> [INFORMATION PROVIDED]:
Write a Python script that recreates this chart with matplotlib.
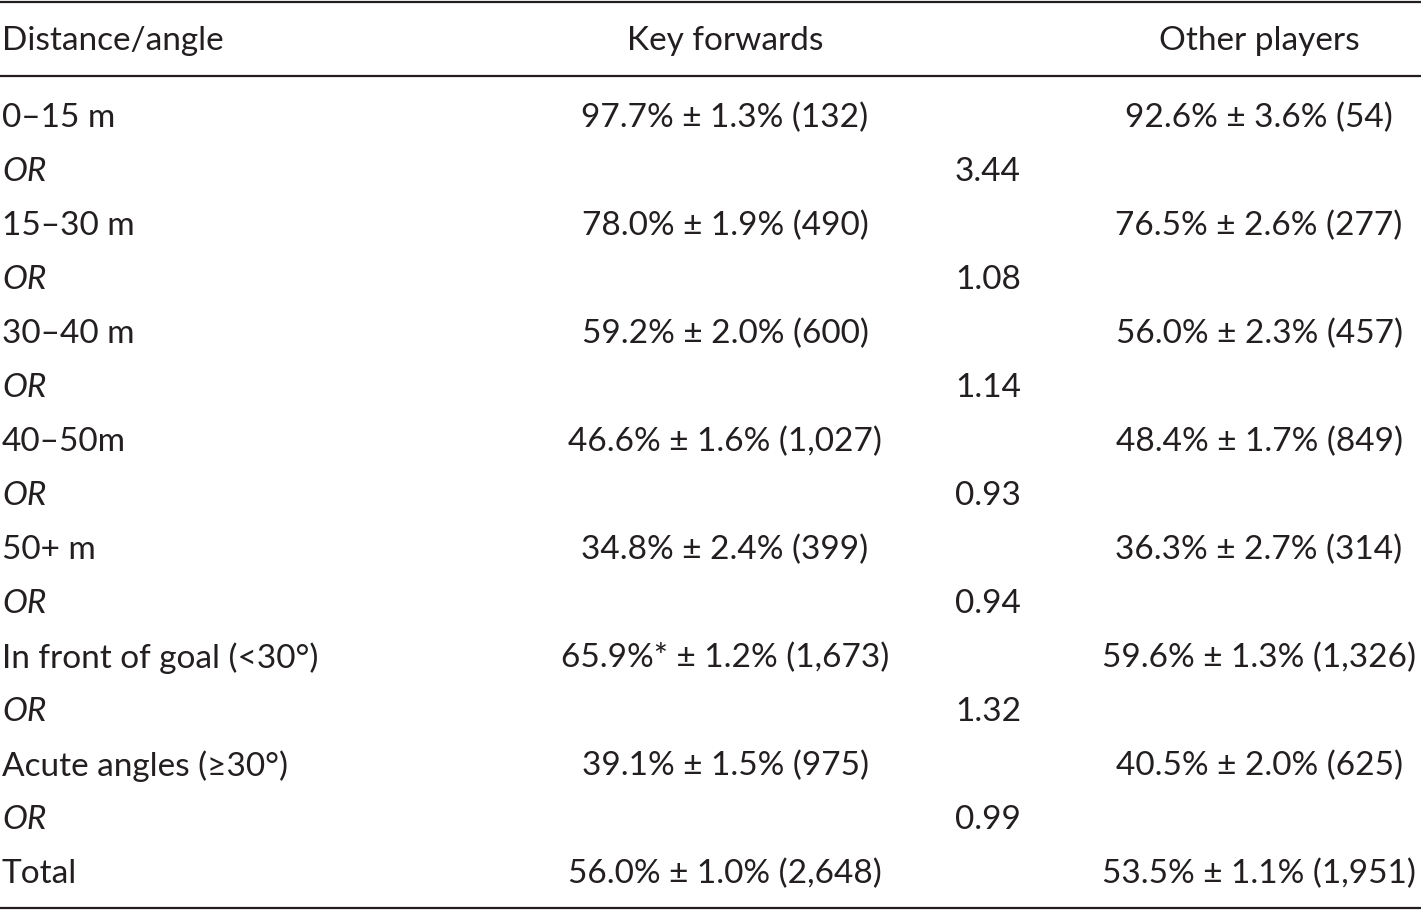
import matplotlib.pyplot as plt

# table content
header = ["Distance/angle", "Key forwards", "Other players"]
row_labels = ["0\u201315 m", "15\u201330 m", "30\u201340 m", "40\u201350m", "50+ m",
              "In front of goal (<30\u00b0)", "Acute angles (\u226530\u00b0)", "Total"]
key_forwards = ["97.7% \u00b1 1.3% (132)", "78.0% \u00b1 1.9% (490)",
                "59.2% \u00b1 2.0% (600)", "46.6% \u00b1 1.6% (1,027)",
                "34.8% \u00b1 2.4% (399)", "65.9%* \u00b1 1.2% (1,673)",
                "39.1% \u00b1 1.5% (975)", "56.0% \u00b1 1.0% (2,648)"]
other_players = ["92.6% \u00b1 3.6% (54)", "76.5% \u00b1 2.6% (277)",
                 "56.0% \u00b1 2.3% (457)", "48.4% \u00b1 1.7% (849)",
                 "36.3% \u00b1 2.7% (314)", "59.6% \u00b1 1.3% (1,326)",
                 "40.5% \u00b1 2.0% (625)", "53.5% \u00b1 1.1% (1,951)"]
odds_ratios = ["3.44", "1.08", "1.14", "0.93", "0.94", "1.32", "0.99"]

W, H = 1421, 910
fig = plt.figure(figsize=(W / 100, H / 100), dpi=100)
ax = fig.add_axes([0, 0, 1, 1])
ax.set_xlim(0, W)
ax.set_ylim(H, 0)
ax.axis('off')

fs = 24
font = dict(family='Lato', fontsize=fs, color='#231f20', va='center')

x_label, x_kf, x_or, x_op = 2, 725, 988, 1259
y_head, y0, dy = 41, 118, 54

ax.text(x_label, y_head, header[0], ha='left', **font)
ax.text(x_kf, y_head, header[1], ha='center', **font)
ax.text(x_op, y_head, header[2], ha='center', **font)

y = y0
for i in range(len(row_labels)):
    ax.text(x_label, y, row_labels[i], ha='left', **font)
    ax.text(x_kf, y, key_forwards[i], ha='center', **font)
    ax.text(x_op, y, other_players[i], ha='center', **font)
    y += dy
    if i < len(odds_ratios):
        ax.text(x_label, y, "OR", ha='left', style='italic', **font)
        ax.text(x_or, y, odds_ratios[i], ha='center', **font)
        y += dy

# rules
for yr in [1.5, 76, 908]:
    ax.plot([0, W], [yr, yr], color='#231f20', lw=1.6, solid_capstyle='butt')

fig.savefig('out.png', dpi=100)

> [REQUIREMENTS]: Reproduce the data above in full, exactly as it is, with the pictures left out.

> [RIGHT ANSWER]:
Write a Python script that recreates this chart with matplotlib.
import matplotlib.pyplot as plt

# table content
header = ["Distance/angle", "Key forwards", "Other players"]
row_labels = ["0\u201315 m", "15\u201330 m", "30\u201340 m", "40\u201350m", "50+ m",
              "In front of goal (<30\u00b0)", "Acute angles (\u226530\u00b0)", "Total"]
key_forwards = ["97.7% \u00b1 1.3% (132)", "78.0% \u00b1 1.9% (490)",
                "59.2% \u00b1 2.0% (600)", "46.6% \u00b1 1.6% (1,027)",
                "34.8% \u00b1 2.4% (399)", "65.9%* \u00b1 1.2% (1,673)",
                "39.1% \u00b1 1.5% (975)", "56.0% \u00b1 1.0% (2,648)"]
other_players = ["92.6% \u00b1 3.6% (54)", "76.5% \u00b1 2.6% (277)",
                 "56.0% \u00b1 2.3% (457)", "48.4% \u00b1 1.7% (849)",
                 "36.3% \u00b1 2.7% (314)", "59.6% \u00b1 1.3% (1,326)",
                 "40.5% \u00b1 2.0% (625)", "53.5% \u00b1 1.1% (1,951)"]
odds_ratios = ["3.44", "1.08", "1.14", "0.93", "0.94", "1.32", "0.99"]

W, H = 1421, 910
fig = plt.figure(figsize=(W / 100, H / 100), dpi=100)
ax = fig.add_axes([0, 0, 1, 1])
ax.set_xlim(0, W)
ax.set_ylim(H, 0)
ax.axis('off')

fs = 24
font = dict(family='Lato', fontsize=fs, color='#231f20', va='center')

x_label, x_kf, x_or, x_op = 2, 725, 988, 1259
y_head, y0, dy = 41, 118, 54

ax.text(x_label, y_head, header[0], ha='left', **font)
ax.text(x_kf, y_head, header[1], ha='center', **font)
ax.text(x_op, y_head, header[2], ha='center', **font)

y = y0
for i in range(len(row_labels)):
    ax.text(x_label, y, row_labels[i], ha='left', **font)
    ax.text(x_kf, y, key_forwards[i], ha='center', **font)
    ax.text(x_op, y, other_players[i], ha='center', **font)
    y += dy
    if i < len(odds_ratios):
        ax.text(x_label, y, "OR", ha='left', style='italic', **font)
        ax.text(x_or, y, odds_ratios[i], ha='center', **font)
        y += dy

# rules
for yr in [1.5, 76, 908]:
    ax.plot([0, W], [yr, yr], color='#231f20', lw=1.6, solid_capstyle='butt')

fig.savefig('out.png', dpi=100)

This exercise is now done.